Travis enjoyed further education at Loughborough College and when he left in 1968, he was thrust into an amateur sporting environment which forced him to enter the workplace. He became a teacher and worked for 23 years in London and Coventry, finding posts at many different schools. According to Travis, Hampton was another notable influence in this aspect. The varied views and backgrounds of the students instilled a sense of tolerance and understanding in him: “I strongly believed that it helped me to fit in late on and feel comfortable with myself and others…and look more deeply at what made people tick. Important skills for a teacher!”
Then, in 1991, Travis chose to leave teaching and return to his sporting roots, entering a new career of sport development which was, in his view, “my best career move.” He became the Director of Sport for Bristol, assisting in cultivating the evolution of young athletes, coaches and competitions in 17 years of satisfying work: “I like to think I had an impact on coaches going into schools, developing competitions in inner city schools and opening up opportunities for children and sport.” It was in this position that he felt most comfortable, helping others to pursue the goals that he had once aimed for, and in some cases achieved, in previous years.

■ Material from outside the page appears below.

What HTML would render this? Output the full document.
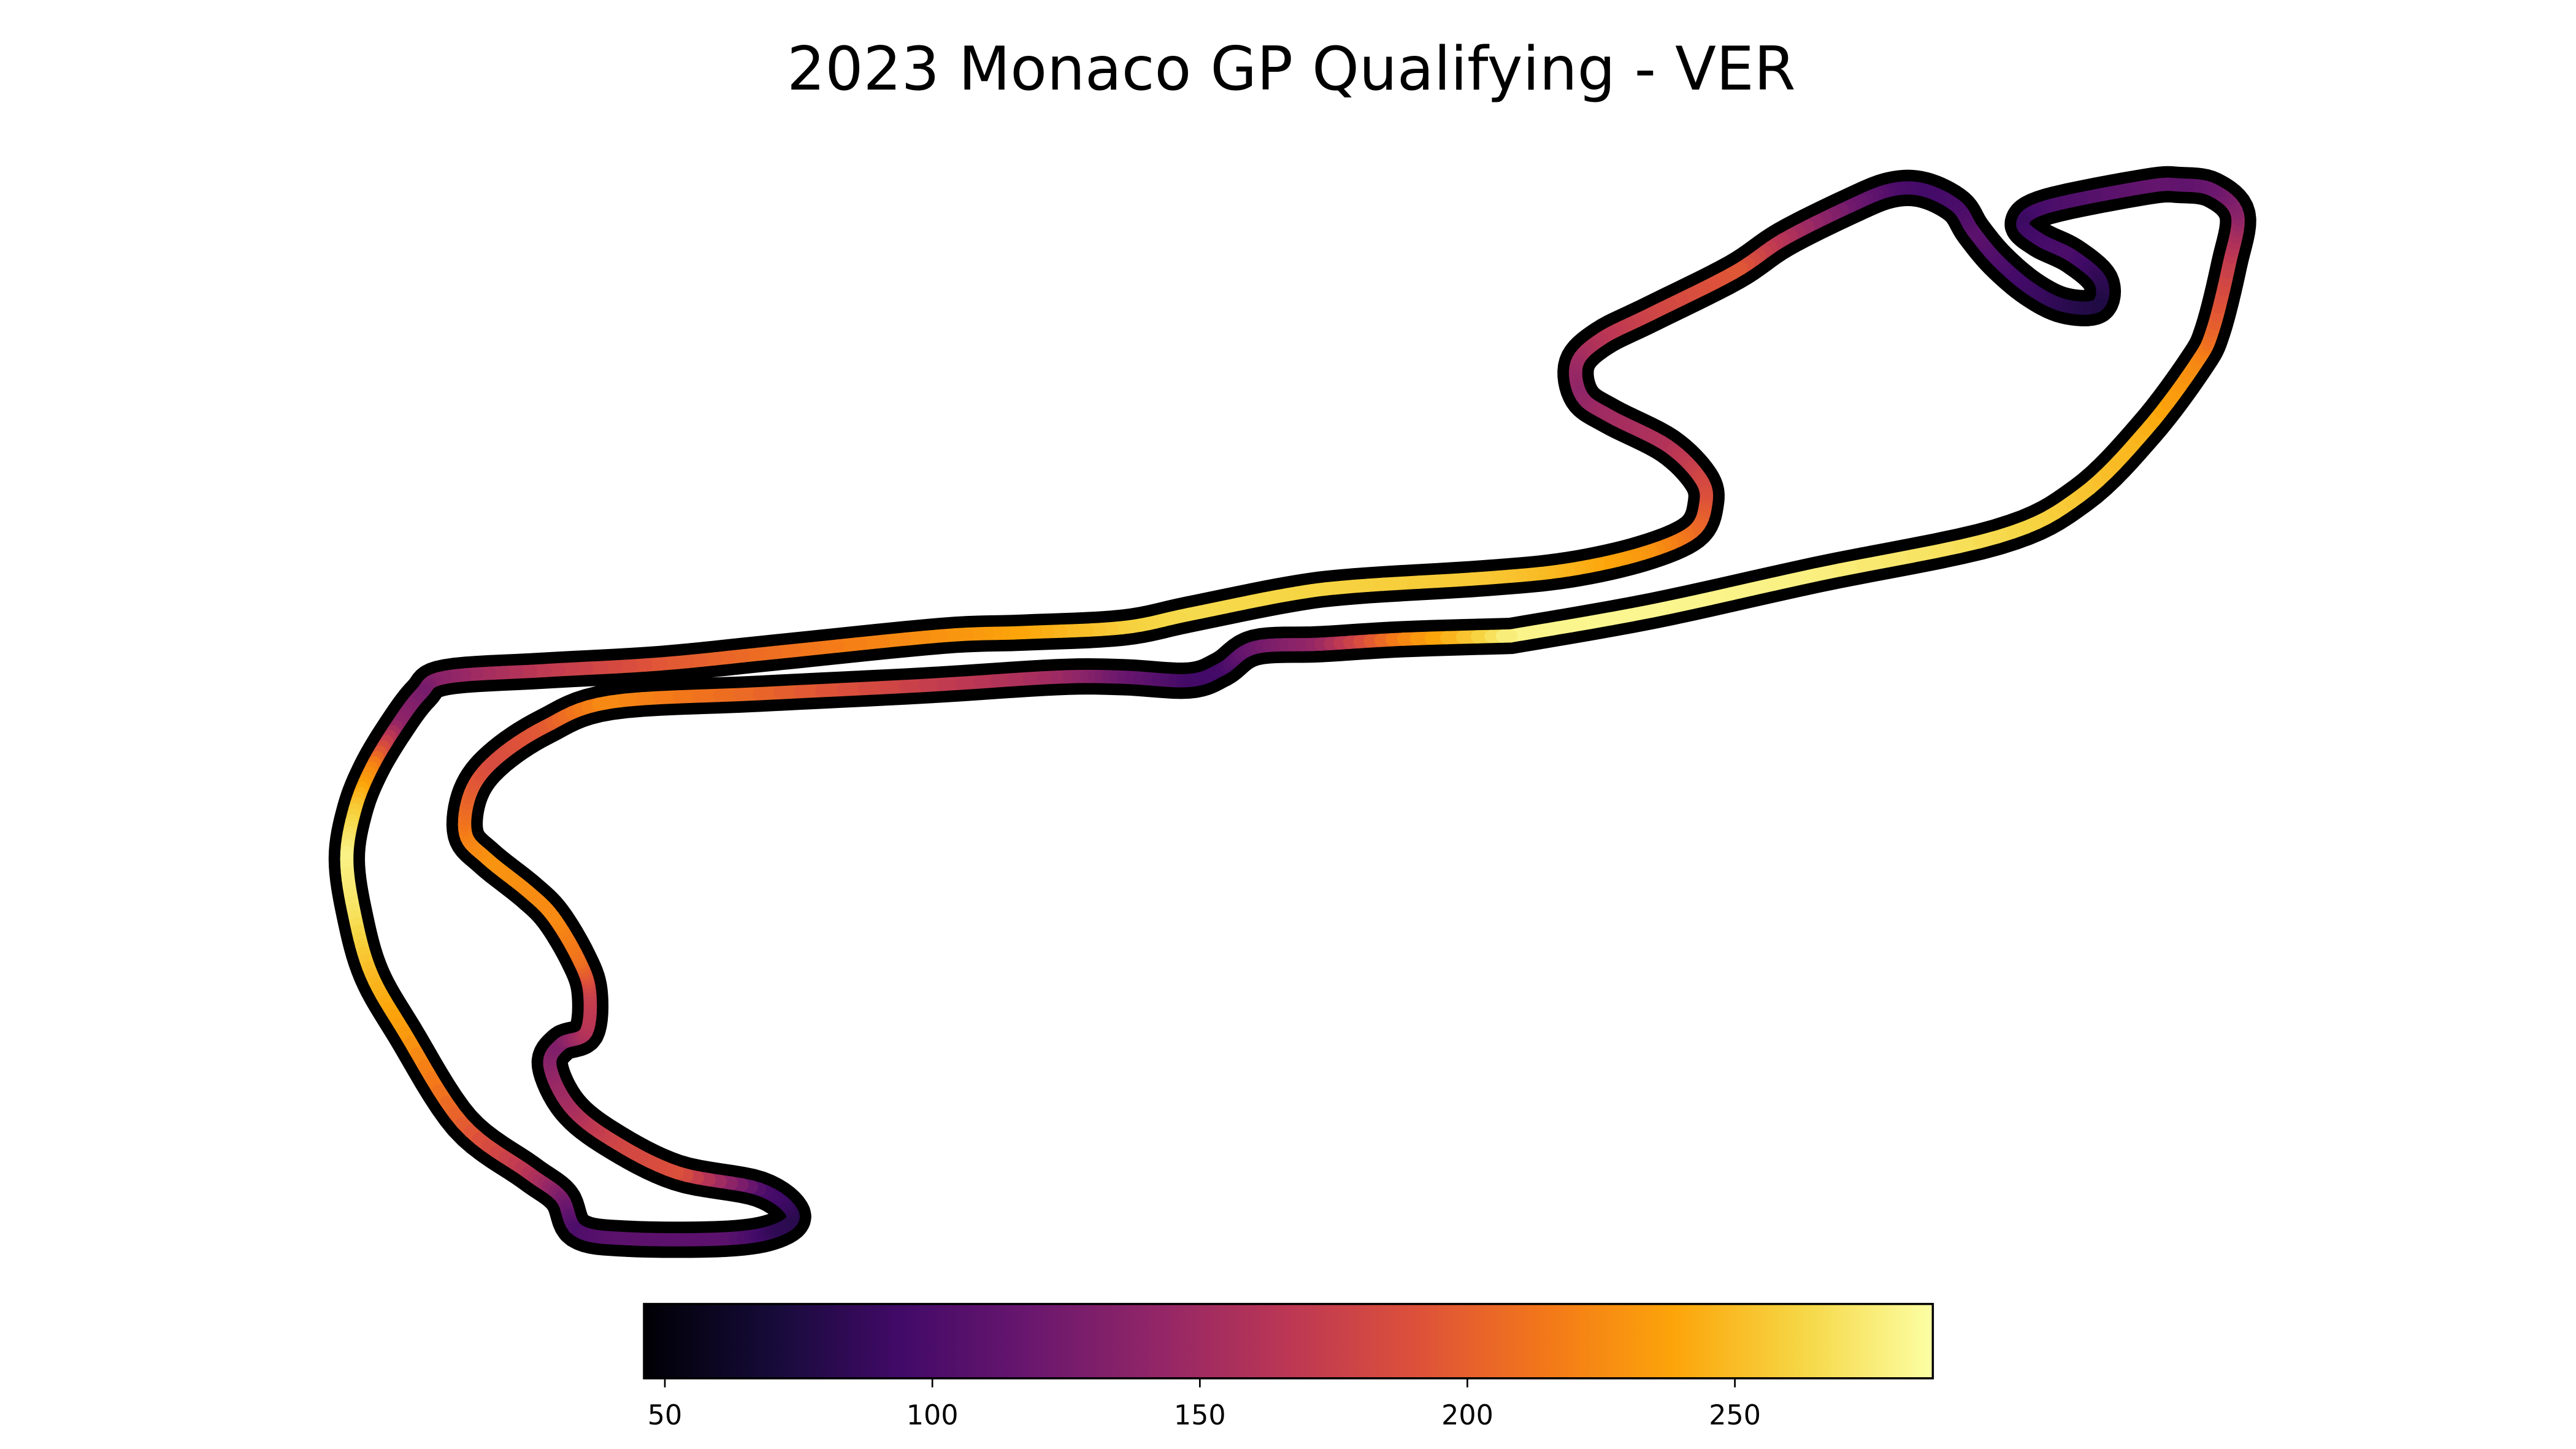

This piece can be aptly concluded with some erudite advice, from a man well acquainted with sporting success, for any current Hamptonians who wish to embark on a similar career: “Seek out a mentor, an advisor, a coach. Listen to the wisdom that they’ve got and try to feed off of them on the way you might move through life.” However, Travis also places emphasis on the importance of independence when working out what is best for yourself: “Then, when you have worked out what you want to do, work hard effectively.”